Step into a voxel time machine and get your hands on this nostalgia-fueled, Stranger Things inspired RPG!
Release date: 2021
Nostalgia is a risky business. On the one hand, nostalgia might give some of the player base the warm fuzzies and improve the overall experience if it hits the right notes. This can even turn a decent game into a good one or a good one into a great one under the right circumstances. Alternatively, if the execution misses the mark, it’s likely to get dinged especially hard for not living up to the expectations that it summoned up in its target audience. Fortunately, Echo Generation performs quite well in the warm fuzzies department while offering a unique spirit of its own along the way. It isn’t without its own flaws, but the good outweighs the bad.

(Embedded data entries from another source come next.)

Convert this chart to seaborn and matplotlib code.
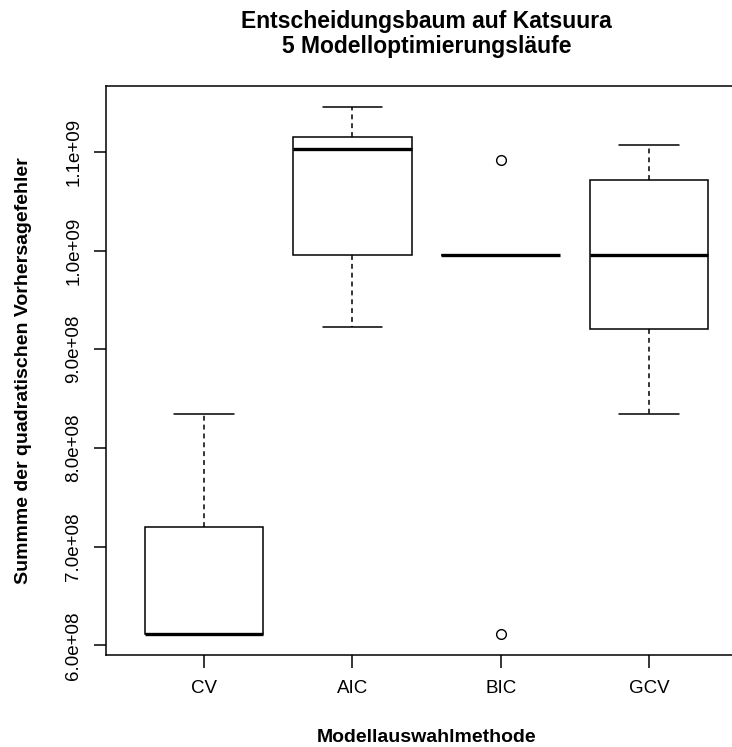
import matplotlib
matplotlib.use("Agg")
import matplotlib.pyplot as plt
import seaborn as sns
import pandas as pd

# ---- data ----
methods = ["CV", "AIC", "BIC", "GCV"]
cv_err = [6.115e8, 6.115e8, 6.115e8, 7.203e8, 8.343e8]
aic_err = [9.225e8, 9.958e8, 1.1025e9, 1.115e9, 1.1454e9]
bic_err = [6.115e8, 9.96e8, 9.96e8, 9.96e8, 1.0914e9]
gcv_err = [8.348e8, 9.209e8, 9.96e8, 1.0718e9, 1.1073e9]
y_ticks = [6.0e8, 7.0e8, 8.0e8, 9.0e8, 1.0e9, 1.1e9]
y_tick_labels = ["6.0e+08", "7.0e+08", "8.0e+08", "9.0e+08", "1.0e+09", "1.1e+09"]

title = "Entscheidungsbaum auf Katsuura\n5 Modelloptimierungsläufe"
x_label = "Modellauswahlmethode"
y_label = "Summme der quadratischen Vorhersagefehler"

series = {"CV": cv_err, "AIC": aic_err, "BIC": bic_err, "GCV": gcv_err}
df = pd.DataFrame(
    [(m, v) for m in methods for v in series[m]], columns=["Methode", "Fehler"]
)

sns.set_style("ticks")
plt.rcParams["font.family"] = ["Liberation Sans", "DejaVu Sans"]
plt.rcParams.update({
    "text.color": "black", "axes.labelcolor": "black",
    "xtick.color": "black", "ytick.color": "black",
    "axes.edgecolor": "black",
})

fig = plt.figure(figsize=(7.32, 7.47), dpi=100)
ax = fig.add_axes([106 / 732, 1 - 655 / 747, 641 / 732, 569 / 747])

sns.boxplot(
    data=df, x="Methode", y="Fehler", order=methods, ax=ax,
    color="white", linecolor="black", linewidth=1.1, width=0.8, whis=1.5,
    fliersize=7,
    flierprops=dict(marker="o", markerfacecolor="none", markeredgecolor="black",
                    markeredgewidth=1.0),
    medianprops=dict(linewidth=2.4, color="black"),
    whiskerprops=dict(linestyle=(0, (3.2, 2.6)), color="black"),
    capprops=dict(linestyle="-", color="black"),
    boxprops=dict(facecolor="white", edgecolor="black"),
)

# R-style axis limits: 4% padding
lo, hi = df["Fehler"].min(), df["Fehler"].max()
pad = 0.04 * (hi - lo)
ax.set_ylim(lo - pad, hi + pad)
ax.set_xlim(-0.66, len(methods) - 1 + 0.66)

ax.set_yticks(y_ticks)
ax.set_yticklabels(y_tick_labels, rotation=90, va="center", fontsize=13.5)
ax.tick_params(axis="x", labelsize=13.5, length=9, width=1.1, pad=9, color="black")
ax.tick_params(axis="y", length=9, width=1.1, pad=8, color="black")

for name, s in ax.spines.items():
    s.set_visible(name != "right")
    s.set_color("black")
    s.set_linewidth(1.1)

ax.set_xlabel(x_label, fontsize=14, fontweight="bold")
ax.set_ylabel(y_label, fontsize=14, fontweight="bold")
ax.xaxis.set_label_coords(0.5, -0.13)
ax.yaxis.set_label_coords(-0.115, 0.5)

ax.set_title(title, fontsize=16.5, fontweight="bold", pad=24, linespacing=1.08,
             color="black")

fig.savefig("out.png", dpi=100)
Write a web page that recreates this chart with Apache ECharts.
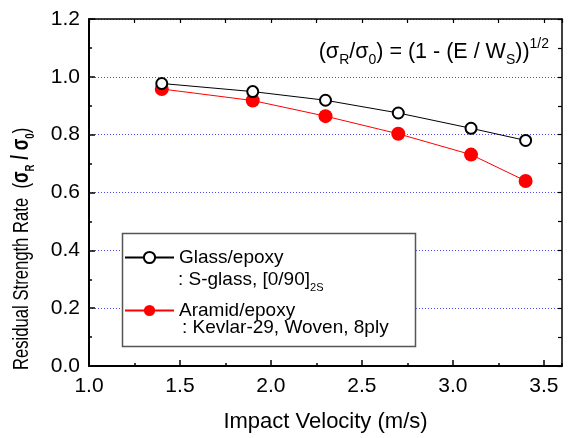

Echo Generation is a classic-styled RPG with a heavy focus on its adventure elements. It takes place in the early 90s and rides that theme unrealistically hard throughout as media tends to do. It’s clearly inspired by Stranger Things in its presentation right down to the D&D references that step away from the “Everything 90s!” presentation for regarding the rest of the adventure. As far as gameplay is concerned I was picking up serious Earthbound and even Mario RPG vibes as I played through. Though some elements of it certainly seem like they could be divisive, I found its spin on classic RPG combat to be a refreshing change when compared to what we’ve been bombarded with in recent years.
The story itself is all over the place but is tied together well enough that you can watch as the overall plot unfolds. There’s something of a “Monster of the Week” feel to the narrative as it’s divided into short segments of the bizarre. It connects one chapter to the next well enough that it doesn’t feel unnatural though, which is quite an accomplishment with how quickly each flies by. I found myself strangely invested even though I had been skeptical of it at first. Most progress is gated behind defeating the current boss to gather an item that unlocks a new path to travel on. The game overall is honestly a glorified fetch quest, like many adventure titles are, though its segments aren’t long enough to get boring and you’ll find yourself chugging along just to see what the next area is like.
Every Move a Minigame
As with any decent RPG with the classic JRPG-like, turn-based combat system, the character of Echo Generation will improve as you progress. Experience is gained in the traditional way by offing enemies, and each new level lets you choose one of three attributes to upgrade: health, strength, and skill points. Health will increase your durability, strength will boost your damage, and skill points will raise your “mana” allowing you to use more abilities throughout the course of an encounter. Skill points are fully recovered after each victory, though health is not so you’ll need to manage it via items and taking naps back at the best free inn of all, home.
Combat is short and sweet. Every attack, whether it’s your basic one or a special ability, has its own unique minigame. It’s an active system placed into quick and intense battles which makes your successes and failures using it especially impactful. It reminded me of Mario RPG, where each character has their attacks and abilities that were enhanced by the usage of well-timed button pressing. In this particular title, not succeeding hurts a lot more though. A missed quick-time event will drastically reduce your attack’s impact and even prevent it from inflicting any special statuses that it otherwise might have. Fortunately, enemy attacks have the reverse and you can cut down their threat by avoiding the worst of what they’re throwing at you.
Echo Generation sets out to create an experience that combines 90s nostalgia, classic RPG gimmicks, and a Stranger Things vibe. For the most part, it succeeds at providing a unique and memorable experience with these parts. I can name a number of familiar elements that are used, though the whole that they create is unique to the extent that I can’t think of anything else quite like it. It may not be an instant classic, but it’s a nice, memorable nostalgia trip if you’re pining for a simpler time.